▸ **Exercise description**:
Without the pictures, set down the records below word for word.

▸ **Extracted data**:
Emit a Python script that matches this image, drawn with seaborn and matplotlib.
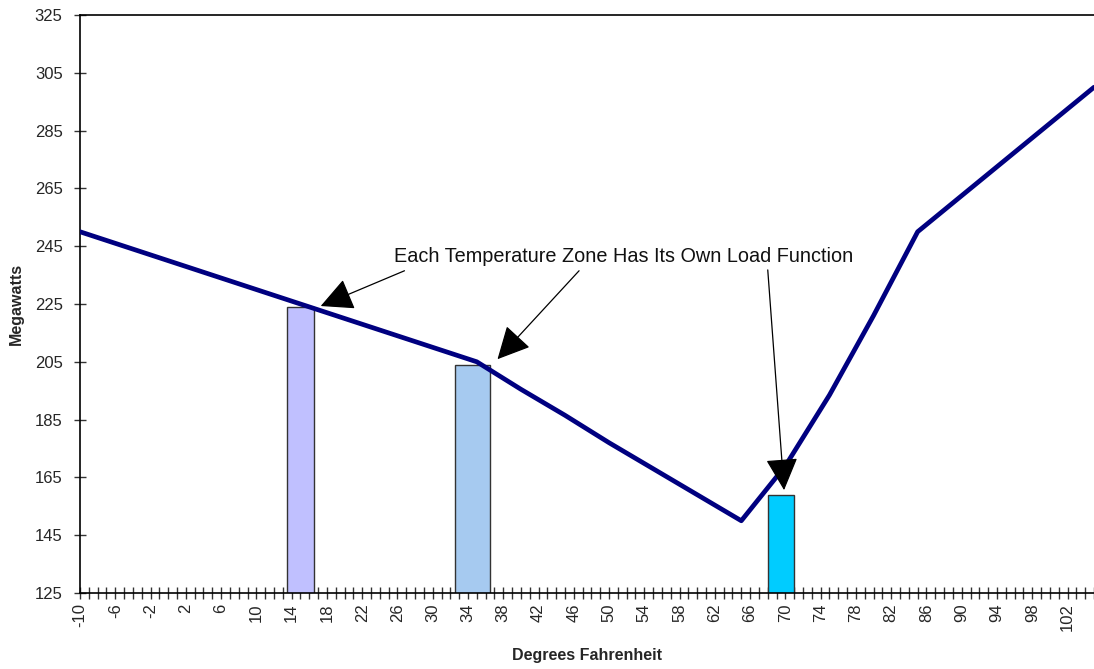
import numpy as np
import pandas as pd
import matplotlib
matplotlib.use("Agg")
import matplotlib.pyplot as plt
import seaborn as sns

# ---- data ----
temps_f = [-10, 0, 10, 20, 30, 35, 40, 45, 50, 55, 60, 65, 70, 75, 80, 85, 90, 95, 100, 105]
load_mw = [250, 240, 230, 220, 210, 205, 195.5, 186.5, 177, 168, 159, 150,
           169, 193.5, 221, 250, 262.5, 275, 287.5, 300]

zone_temps = [15, 34.5, 69.5]
zone_loads = [224, 204, 159]
zone_widths = [3, 4, 3]
zone_colors = ["#C0C0FF", "#A6CAF0", "#00CCFF"]

x_tick_labels = list(range(-10, 103, 4))
y_ticks = list(range(125, 326, 20))

annotation_text = "Each Temperature Zone Has Its Own Load Function"

sns.set_theme(style="white")
plt.rcParams["font.family"] = ["Liberation Sans", "DejaVu Sans"]

fig = plt.figure(figsize=(10.94, 6.69), dpi=100)
ax = fig.add_axes([80 / 1094, 1 - 593 / 669, 1 - 80 / 1094, (593 - 15) / 669])

df = pd.DataFrame({"Degrees Fahrenheit": temps_f, "Megawatts": load_mw})

ax.bar(zone_temps, zone_loads, width=zone_widths, color=zone_colors,
       edgecolor="#333333", linewidth=1.0, zorder=2)

sns.lineplot(data=df, x="Degrees Fahrenheit", y="Megawatts", ax=ax,
             color="#000080", linewidth=3.4, zorder=3)
ax.lines[-1].set_solid_joinstyle("round")

ax.set_xlim(-10, 105)
ax.set_ylim(125, 325)

ax.set_xticks(x_tick_labels)
ax.set_xticklabels([str(v) for v in x_tick_labels], rotation=90, fontsize=12)
ax.set_xticks(np.arange(-10, 106, 1), minor=True)
ax.set_yticks(y_ticks)
ax.set_yticklabels([str(v) for v in y_ticks], fontsize=12)

ax.tick_params(axis="x", which="both", direction="inout", length=9, width=1,
               color="#333333", bottom=True, pad=3)
ax.tick_params(axis="y", which="major", direction="inout", length=9, width=1,
               color="#333333", left=True, pad=8)

for side in ["left", "bottom", "top"]:
    ax.spines[side].set_color("black")
    ax.spines[side].set_linewidth(1.2)
ax.spines["right"].set_visible(False)

ax.set_xlabel("Degrees Fahrenheit", fontsize=11.5, fontweight="bold", labelpad=12)
ax.set_ylabel("Megawatts", fontsize=11.5, fontweight="bold", labelpad=8)

ax.text(25.6, 239.5, annotation_text, fontsize=14.3, ha="left", va="baseline",
        color="#111111", zorder=5)

arrow_props = dict(arrowstyle="-|>,head_length=0.6,head_width=0.3",
                   mutation_scale=34, color="black", lw=0.9,
                   shrinkA=0, shrinkB=0)
for start, tip in [((26.8, 236.5), (17.3, 224.3)),
                   ((46.6, 236.5), (37.35, 205.9)),
                   ((68.0, 236.8), (69.85, 160.6))]:
    ax.annotate("", xy=tip, xytext=start, arrowprops=arrow_props, zorder=6)

ax.grid(False)
fig.savefig("out.png", dpi=100)
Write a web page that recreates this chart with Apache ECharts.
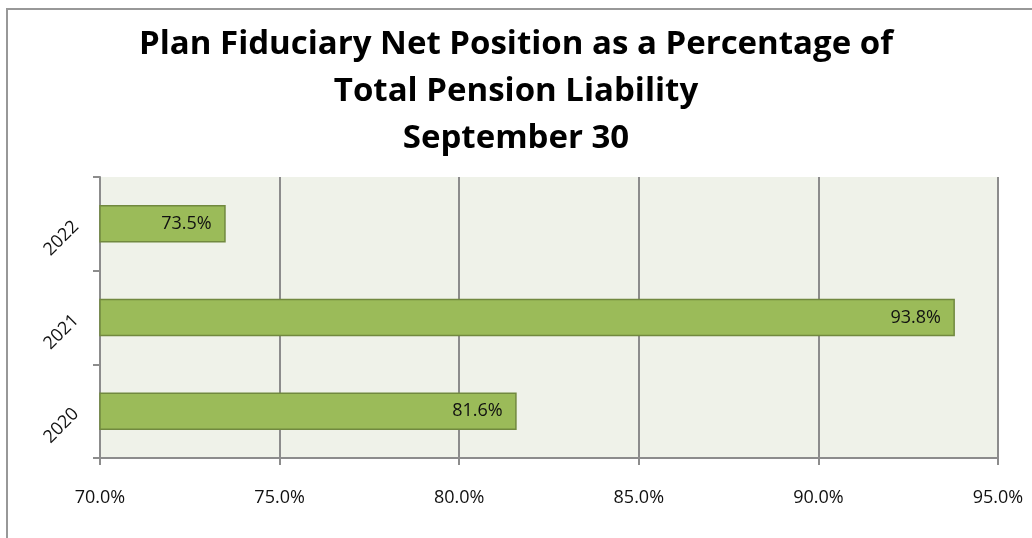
<!DOCTYPE html>
<html>
<head>
<meta charset="utf-8">
<script src="https://cdn.jsdelivr.net/npm/echarts@6/dist/echarts.min.js"></script>
<style>
  html, body { margin: 0; padding: 0; background: #fff; }
  #chart { width: 1032px; height: 538px; }
</style>
</head>
<body>
<div id="chart"></div>
<script>
// years, bottom to top
var years = ['2020', '2021', '2022']
var funded = [81.6, 93.8, 73.5]
var titleLines = ['Plan Fiduciary Net Position as a Percentage of', 'Total Pension Liability', 'September 30']

var chart = echarts.init(document.getElementById('chart'))
var font = '"Open Sans", sans-serif'

chart.setOption({
  animation: false,
  // outer frame
  graphic: [{
    type: 'rect',
    shape: { x: 7, y: 9, width: 1100, height: 600 },
    style: { fill: 'none', stroke: '#989898', lineWidth: 2 }
  }],
  title: {
    text: titleLines.join('\n'),
    left: 'center',
    top: 16,
    textStyle: {
      fontFamily: font,
      fontSize: 33,
      fontWeight: 'bold',
      color: '#000',
      lineHeight: 47
    }
  },
  grid: {
    left: 100,
    top: 177,
    width: 898,
    height: 281,
    show: true,
    backgroundColor: '#eff2e9',
    borderWidth: 0
  },
  xAxis: {
    type: 'value',
    min: 70,
    max: 95,
    interval: 5,
    axisLine: { show: true, lineStyle: { color: '#8c8c8c', width: 2 } },
    axisTick: { show: true, length: 7, lineStyle: { color: '#8c8c8c', width: 2 } },
    splitLine: { show: true, lineStyle: { color: '#8c8c8c', width: 2 } },
    axisLabel: {
      margin: 31,
      fontFamily: font,
      fontSize: 18,
      color: '#111',
      formatter: function (v) { return v.toFixed(1) + '%' }
    }
  },
  yAxis: {
    type: 'category',
    data: years,
    axisLine: { show: true, lineStyle: { color: '#8c8c8c', width: 2 } },
    axisTick: { show: true, length: 7, lineStyle: { color: '#8c8c8c', width: 2 } },
    axisLabel: {
      rotate: 45,
      margin: 24,
      fontFamily: font,
      fontSize: 18,
      color: '#111'
    }
  },
  series: [{
    type: 'bar',
    data: funded,
    barWidth: '40%',
    itemStyle: { color: '#9bbb59', borderColor: '#71893f', borderWidth: 1.5 },
    label: {
      show: true,
      position: 'insideRight',
      distance: 14,
      fontFamily: font,
      fontSize: 18,
      color: '#111',
      formatter: function (p) { return p.value.toFixed(1) + '%' }
    }
  }]
})
</script>
</body>
</html>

▸ **Output for this exercise**:
Emit a Python script that matches this image, drawn with seaborn and matplotlib.
import numpy as np
import pandas as pd
import matplotlib
matplotlib.use("Agg")
import matplotlib.pyplot as plt
import seaborn as sns

# ---- data ----
temps_f = [-10, 0, 10, 20, 30, 35, 40, 45, 50, 55, 60, 65, 70, 75, 80, 85, 90, 95, 100, 105]
load_mw = [250, 240, 230, 220, 210, 205, 195.5, 186.5, 177, 168, 159, 150,
           169, 193.5, 221, 250, 262.5, 275, 287.5, 300]

zone_temps = [15, 34.5, 69.5]
zone_loads = [224, 204, 159]
zone_widths = [3, 4, 3]
zone_colors = ["#C0C0FF", "#A6CAF0", "#00CCFF"]

x_tick_labels = list(range(-10, 103, 4))
y_ticks = list(range(125, 326, 20))

annotation_text = "Each Temperature Zone Has Its Own Load Function"

sns.set_theme(style="white")
plt.rcParams["font.family"] = ["Liberation Sans", "DejaVu Sans"]

fig = plt.figure(figsize=(10.94, 6.69), dpi=100)
ax = fig.add_axes([80 / 1094, 1 - 593 / 669, 1 - 80 / 1094, (593 - 15) / 669])

df = pd.DataFrame({"Degrees Fahrenheit": temps_f, "Megawatts": load_mw})

ax.bar(zone_temps, zone_loads, width=zone_widths, color=zone_colors,
       edgecolor="#333333", linewidth=1.0, zorder=2)

sns.lineplot(data=df, x="Degrees Fahrenheit", y="Megawatts", ax=ax,
             color="#000080", linewidth=3.4, zorder=3)
ax.lines[-1].set_solid_joinstyle("round")

ax.set_xlim(-10, 105)
ax.set_ylim(125, 325)

ax.set_xticks(x_tick_labels)
ax.set_xticklabels([str(v) for v in x_tick_labels], rotation=90, fontsize=12)
ax.set_xticks(np.arange(-10, 106, 1), minor=True)
ax.set_yticks(y_ticks)
ax.set_yticklabels([str(v) for v in y_ticks], fontsize=12)

ax.tick_params(axis="x", which="both", direction="inout", length=9, width=1,
               color="#333333", bottom=True, pad=3)
ax.tick_params(axis="y", which="major", direction="inout", length=9, width=1,
               color="#333333", left=True, pad=8)

for side in ["left", "bottom", "top"]:
    ax.spines[side].set_color("black")
    ax.spines[side].set_linewidth(1.2)
ax.spines["right"].set_visible(False)

ax.set_xlabel("Degrees Fahrenheit", fontsize=11.5, fontweight="bold", labelpad=12)
ax.set_ylabel("Megawatts", fontsize=11.5, fontweight="bold", labelpad=8)

ax.text(25.6, 239.5, annotation_text, fontsize=14.3, ha="left", va="baseline",
        color="#111111", zorder=5)

arrow_props = dict(arrowstyle="-|>,head_length=0.6,head_width=0.3",
                   mutation_scale=34, color="black", lw=0.9,
                   shrinkA=0, shrinkB=0)
for start, tip in [((26.8, 236.5), (17.3, 224.3)),
                   ((46.6, 236.5), (37.35, 205.9)),
                   ((68.0, 236.8), (69.85, 160.6))]:
    ax.annotate("", xy=tip, xytext=start, arrowprops=arrow_props, zorder=6)

ax.grid(False)
fig.savefig("out.png", dpi=100)
Write a web page that recreates this chart with Apache ECharts.
<!DOCTYPE html>
<html>
<head>
<meta charset="utf-8">
<script src="https://cdn.jsdelivr.net/npm/echarts@6/dist/echarts.min.js"></script>
<style>
  html, body { margin: 0; padding: 0; background: #fff; }
  #chart { width: 1032px; height: 538px; }
</style>
</head>
<body>
<div id="chart"></div>
<script>
// years, bottom to top
var years = ['2020', '2021', '2022']
var funded = [81.6, 93.8, 73.5]
var titleLines = ['Plan Fiduciary Net Position as a Percentage of', 'Total Pension Liability', 'September 30']

var chart = echarts.init(document.getElementById('chart'))
var font = '"Open Sans", sans-serif'

chart.setOption({
  animation: false,
  // outer frame
  graphic: [{
    type: 'rect',
    shape: { x: 7, y: 9, width: 1100, height: 600 },
    style: { fill: 'none', stroke: '#989898', lineWidth: 2 }
  }],
  title: {
    text: titleLines.join('\n'),
    left: 'center',
    top: 16,
    textStyle: {
      fontFamily: font,
      fontSize: 33,
      fontWeight: 'bold',
      color: '#000',
      lineHeight: 47
    }
  },
  grid: {
    left: 100,
    top: 177,
    width: 898,
    height: 281,
    show: true,
    backgroundColor: '#eff2e9',
    borderWidth: 0
  },
  xAxis: {
    type: 'value',
    min: 70,
    max: 95,
    interval: 5,
    axisLine: { show: true, lineStyle: { color: '#8c8c8c', width: 2 } },
    axisTick: { show: true, length: 7, lineStyle: { color: '#8c8c8c', width: 2 } },
    splitLine: { show: true, lineStyle: { color: '#8c8c8c', width: 2 } },
    axisLabel: {
      margin: 31,
      fontFamily: font,
      fontSize: 18,
      color: '#111',
      formatter: function (v) { return v.toFixed(1) + '%' }
    }
  },
  yAxis: {
    type: 'category',
    data: years,
    axisLine: { show: true, lineStyle: { color: '#8c8c8c', width: 2 } },
    axisTick: { show: true, length: 7, lineStyle: { color: '#8c8c8c', width: 2 } },
    axisLabel: {
      rotate: 45,
      margin: 24,
      fontFamily: font,
      fontSize: 18,
      color: '#111'
    }
  },
  series: [{
    type: 'bar',
    data: funded,
    barWidth: '40%',
    itemStyle: { color: '#9bbb59', borderColor: '#71893f', borderWidth: 1.5 },
    label: {
      show: true,
      position: 'insideRight',
      distance: 14,
      fontFamily: font,
      fontSize: 18,
      color: '#111',
      formatter: function (p) { return p.value.toFixed(1) + '%' }
    }
  }]
})
</script>
</body>
</html>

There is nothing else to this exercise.